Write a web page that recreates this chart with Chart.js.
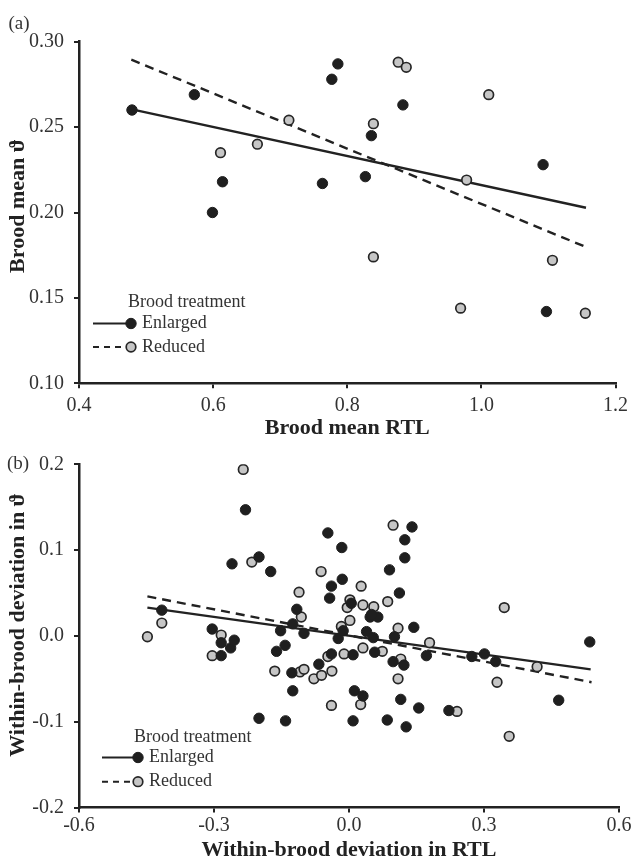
<!DOCTYPE html>
<html>
<head>
<meta charset="utf-8">
<script src="https://cdn.jsdelivr.net/npm/chart.js@4.4.1/dist/chart.umd.min.js"></script>
<style>
  body { margin: 0; background: #fff; }
  .panel { position: absolute; left: 0; width: 633px; }
  #wrapA { top: 0; height: 450px; }
  #wrapB { top: 440px; height: 424px; }
</style>
</head>
<body>
<div class="panel" id="wrapA"><canvas id="chartA" width="633" height="450"></canvas></div>
<div class="panel" id="wrapB"><canvas id="chartB" width="633" height="424"></canvas></div>
<script>
/* ---------- DATA ---------- */

const groups = ["Enlarged", "Reduced"];

// (a) brood means
const aEnlargedX = [0.479, 0.572, 0.599, 0.614, 0.763, 0.777, 0.786, 0.827, 0.836, 0.883, 1.092, 1.097];
const aEnlargedY = [0.260, 0.269, 0.200, 0.218, 0.217, 0.278, 0.287, 0.221, 0.245, 0.263, 0.228, 0.142];
const aReducedX = [0.611, 0.666, 0.713, 0.839, 0.839, 0.876, 0.888, 0.969, 0.978, 1.011, 1.106, 1.155];
const aReducedY = [0.235, 0.240, 0.254, 0.252, 0.174, 0.288, 0.285, 0.144, 0.219, 0.269, 0.172, 0.141];
const aFitEnlargedX = [0.479, 1.156];
const aFitEnlargedY = [0.2604, 0.2028];
const aFitReducedX = [0.478, 1.159];
const aFitReducedY = [0.2895, 0.1793];

// (b) within-brood deviations
const bEnlargedX = [-0.416, -0.304, -0.284, -0.284, -0.263, -0.255, -0.260, -0.230, -0.200, -0.174,
  -0.200, -0.152, -0.161, -0.142, -0.141, -0.127, -0.125, -0.125, -0.116, -0.100,
  -0.067, -0.047, -0.039, -0.043, -0.039, -0.024, -0.016, -0.015, -0.013, 0.005,
  0.009, 0.012, 0.031, 0.009, 0.039, 0.047, 0.054, 0.057, 0.064, 0.050,
  0.090, 0.085, 0.101, 0.098, 0.112, 0.124, 0.124, 0.115, 0.122, 0.127,
  0.140, 0.144, 0.155, 0.172, 0.222, 0.273, 0.301, 0.326, 0.466, 0.535];
const bEnlargedY = [0.030, 0.008, -0.008, -0.023, -0.014, -0.005, 0.084, 0.147, 0.092, 0.075,
  -0.096, 0.006, -0.018, -0.011, -0.099, -0.043, -0.064, 0.014, 0.031, 0.003,
  -0.033, 0.120, 0.058, 0.044, -0.021, -0.003, 0.103, 0.066, 0.006, 0.038,
  -0.022, -0.064, -0.070, -0.099, 0.005, 0.022, -0.002, -0.019, 0.022, 0.025,
  0.077, -0.098, -0.001, -0.030, 0.050, 0.091, 0.112, -0.074, -0.034, -0.106,
  0.127, 0.010, -0.084, -0.023, -0.087, -0.024, -0.021, -0.030, -0.075, -0.007];
const bReducedX = [-0.448, -0.416, -0.304, -0.284, -0.235, -0.216, -0.165, -0.111, -0.106, -0.109,
  -0.100, -0.078, -0.061, -0.062, -0.047, -0.038, -0.039, -0.017, -0.011, -0.004,
  0.002, 0.002, 0.027, 0.031, 0.031, 0.026, 0.055, 0.074, 0.086, 0.098,
  0.109, 0.115, 0.109, 0.179, 0.240, 0.329, 0.345, 0.356, 0.418];
const bReducedY = [-0.001, 0.015, -0.023, 0.001, 0.194, 0.086, -0.041, 0.051, 0.022, -0.042,
  -0.039, -0.050, -0.046, 0.075, -0.024, -0.041, -0.081, 0.011, -0.021, 0.033,
  0.042, 0.018, 0.058, 0.036, -0.014, -0.080, 0.034, -0.018, 0.040, 0.129,
  0.009, -0.027, -0.050, -0.008, -0.088, -0.054, 0.033, -0.117, -0.036];
const bFitEnlargedX = [-0.448, 0.537];
const bFitEnlargedY = [0.033, -0.039];
const bFitReducedX = [-0.448, 0.539];
const bFitReducedY = [0.046, -0.054];

/* ---------- STYLE ---------- */

const SERIF = '"Liberation Serif", "DejaVu Serif", serif';
const INK = "#222";
const TXT = "#333";
const DARK_FILL = "#1f1f1f";
const LIGHT_FILL = "#c6c6c6";

Chart.defaults.font.family = SERIF;

function pts(xs, ys) {
  return xs.map((x, i) => ({ x, y: ys[i] }));
}

function fmt(v, d) {
  if (Math.abs(v) < 1e-9) v = 0;
  return v.toFixed(d);
}

/* ---------- PLUGIN: TAG, Y TITLE, LEGEND ---------- */

const panelDecor = {
  id: "panelDecor",
  afterDraw(chart, args, o) {
    const ctx = chart.ctx;
    ctx.save();
    ctx.fillStyle = TXT;
    ctx.textBaseline = "middle";

    ctx.textAlign = "center";
    ctx.font = "19px " + SERIF;
    ctx.fillText(o.tag, o.tagX, o.tagY);

    // y title sits a little above the axis middle in the original
    ctx.save();
    ctx.translate(o.yTitleX, o.yTitleY);
    ctx.rotate(-Math.PI / 2);
    ctx.fillStyle = INK;
    ctx.font = "bold 22px " + SERIF;
    ctx.fillText(o.yTitle, 0, 0);
    ctx.restore();

    ctx.textAlign = "left";
    ctx.font = "18px " + SERIF;
    ctx.fillText("Brood treatment", o.titleX, o.titleY);

    groups.forEach((g, i) => {
      const pt = chart.data.datasets[i];
      const ln = chart.data.datasets[i + 2];
      const y = o.rowY[i];

      ctx.strokeStyle = ln.borderColor;
      ctx.lineWidth = 2;
      ctx.setLineDash(ln.borderDash ? [6, 5] : []);
      ctx.beginPath();
      ctx.moveTo(o.lineX0, y);
      ctx.lineTo(o.markX, y);
      ctx.stroke();
      ctx.setLineDash([]);

      ctx.beginPath();
      ctx.arc(o.markX, y, pt.pointRadius, 0, Math.PI * 2);
      ctx.fillStyle = pt.backgroundColor;
      ctx.fill();
      ctx.lineWidth = pt.borderWidth;
      ctx.strokeStyle = pt.borderColor;
      ctx.stroke();

      ctx.fillStyle = TXT;
      ctx.fillText(g, o.textX, y);
    });
    ctx.restore();
  }
};

/* ---------- CHART ---------- */

function makePanel(el, cfg) {
  const tickFont = { family: SERIF, size: 20 };
  const titleFont = { family: SERIF, size: 22, weight: "bold" };
  const grid = { drawOnChartArea: false, color: INK, lineWidth: 2, tickLength: 5 };
  const border = { color: INK, width: 2.5 };

  return new Chart(document.getElementById(el), {
    type: "scatter",
    data: {
      datasets: [
        {
          label: groups[0],
          data: pts(cfg.enX, cfg.enY),
          backgroundColor: DARK_FILL,
          borderColor: DARK_FILL,
          borderWidth: 1,
          pointRadius: 5.2
        },
        {
          label: groups[1],
          data: pts(cfg.reX, cfg.reY),
          backgroundColor: LIGHT_FILL,
          borderColor: "#262626",
          borderWidth: 1.7,
          pointRadius: 4.8
        },
        {
          type: "line",
          label: groups[0] + " fit",
          data: pts(cfg.fitEnX, cfg.fitEnY),
          borderColor: INK,
          borderWidth: 2.4,
          pointRadius: 0,
          fill: false
        },
        {
          type: "line",
          label: groups[1] + " fit",
          data: pts(cfg.fitReX, cfg.fitReY),
          borderColor: INK,
          borderWidth: 2.4,
          borderDash: [9, 6],
          pointRadius: 0,
          fill: false
        }
      ]
    },
    options: {
      responsive: false,
      animation: false,
      events: [],
      layout: { autoPadding: false, padding: cfg.padding },
      plugins: {
        legend: { display: false },
        tooltip: { enabled: false },
        panelDecor: cfg.decor
      },
      scales: {
        x: {
          type: "linear",
          min: cfg.xMin,
          max: cfg.xMax,
          ticks: {
            stepSize: cfg.xStep,
            padding: cfg.xTickPad,
            color: TXT,
            font: tickFont,
            callback: v => fmt(v, 1)
          },
          grid,
          border,
          title: {
            display: true,
            text: cfg.xTitle,
            color: INK,
            font: titleFont,
            padding: { top: 0, bottom: cfg.xTitlePad }
          },
          afterFit: s => { s.height = cfg.xHeight; }
        },
        y: {
          type: "linear",
          min: cfg.yMin,
          max: cfg.yMax,
          ticks: {
            stepSize: cfg.yStep,
            padding: 10,
            color: TXT,
            font: tickFont,
            callback: v => fmt(v, cfg.yDigits)
          },
          grid,
          border,
          afterFit: s => { s.width = 79; }
        }
      }
    },
    plugins: [panelDecor]
  });
}

/* ---------- INIT ---------- */

makePanel("chartA", {
  enX: aEnlargedX, enY: aEnlargedY,
  reX: aReducedX, reY: aReducedY,
  fitEnX: aFitEnlargedX, fitEnY: aFitEnlargedY,
  fitReX: aFitReducedX, fitReY: aFitReducedY,
  xMin: 0.4, xMax: 1.2, xStep: 0.2,
  yMin: 0.1, yMax: 0.3, yStep: 0.05, yDigits: 2,
  xTitle: "Brood mean RTL",
  padding: { left: 0, top: 41.7, right: 15, bottom: 0 },
  xHeight: 66.7, xTickPad: 5, xTitlePad: 8,
  decor: {
    tag: "(a)", tagX: 19, tagY: 24,
    yTitle: "Brood mean \u03D1", yTitleX: 18, yTitleY: 206,
    titleX: 128, titleY: 302,
    lineX0: 93, markX: 131, textX: 142,
    rowY: [323.5, 347]
  }
});

makePanel("chartB", {
  enX: bEnlargedX, enY: bEnlargedY,
  reX: bReducedX, reY: bReducedY,
  fitEnX: bFitEnlargedX, fitEnY: bFitEnlargedY,
  fitReX: bFitReducedX, fitReY: bFitReducedY,
  xMin: -0.6, xMax: 0.6, xStep: 0.3,
  yMin: -0.2, yMax: 0.2, yStep: 0.1, yDigits: 1,
  xTitle: "Within-brood deviation in RTL",
  padding: { left: 0, top: 24.3, right: 11, bottom: 0 },
  xHeight: 56.5, xTickPad: 1.5, xTitlePad: 0,
  decor: {
    tag: "(b)", tagX: 18, tagY: 24,
    yTitle: "Within-brood deviation in \u03D1", yTitleX: 18, yTitleY: 185,
    titleX: 134, titleY: 297,
    lineX0: 102, markX: 138, textX: 149,
    rowY: [317.5, 341.7]
  }
});
</script>
</body>
</html>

* * * * * * * * *

- **PROBLEM STATEMENT**
Pictures stay out. Repeat only the lines from the beginning of the data through the line that has "const aFitReducedY = [0.2895, 0.1793];".

- **RESPONSE TO THE EXERCISE**
Write a web page that recreates this chart with Chart.js.
<!DOCTYPE html>
<html>
<head>
<meta charset="utf-8">
<script src="https://cdn.jsdelivr.net/npm/chart.js@4.4.1/dist/chart.umd.min.js"></script>
<style>
  body { margin: 0; background: #fff; }
  .panel { position: absolute; left: 0; width: 633px; }
  #wrapA { top: 0; height: 450px; }
  #wrapB { top: 440px; height: 424px; }
</style>
</head>
<body>
<div class="panel" id="wrapA"><canvas id="chartA" width="633" height="450"></canvas></div>
<div class="panel" id="wrapB"><canvas id="chartB" width="633" height="424"></canvas></div>
<script>
/* ---------- DATA ---------- */

const groups = ["Enlarged", "Reduced"];

// (a) brood means
const aEnlargedX = [0.479, 0.572, 0.599, 0.614, 0.763, 0.777, 0.786, 0.827, 0.836, 0.883, 1.092, 1.097];
const aEnlargedY = [0.260, 0.269, 0.200, 0.218, 0.217, 0.278, 0.287, 0.221, 0.245, 0.263, 0.228, 0.142];
const aReducedX = [0.611, 0.666, 0.713, 0.839, 0.839, 0.876, 0.888, 0.969, 0.978, 1.011, 1.106, 1.155];
const aReducedY = [0.235, 0.240, 0.254, 0.252, 0.174, 0.288, 0.285, 0.144, 0.219, 0.269, 0.172, 0.141];
const aFitEnlargedX = [0.479, 1.156];
const aFitEnlargedY = [0.2604, 0.2028];
const aFitReducedX = [0.478, 1.159];
const aFitReducedY = [0.2895, 0.1793];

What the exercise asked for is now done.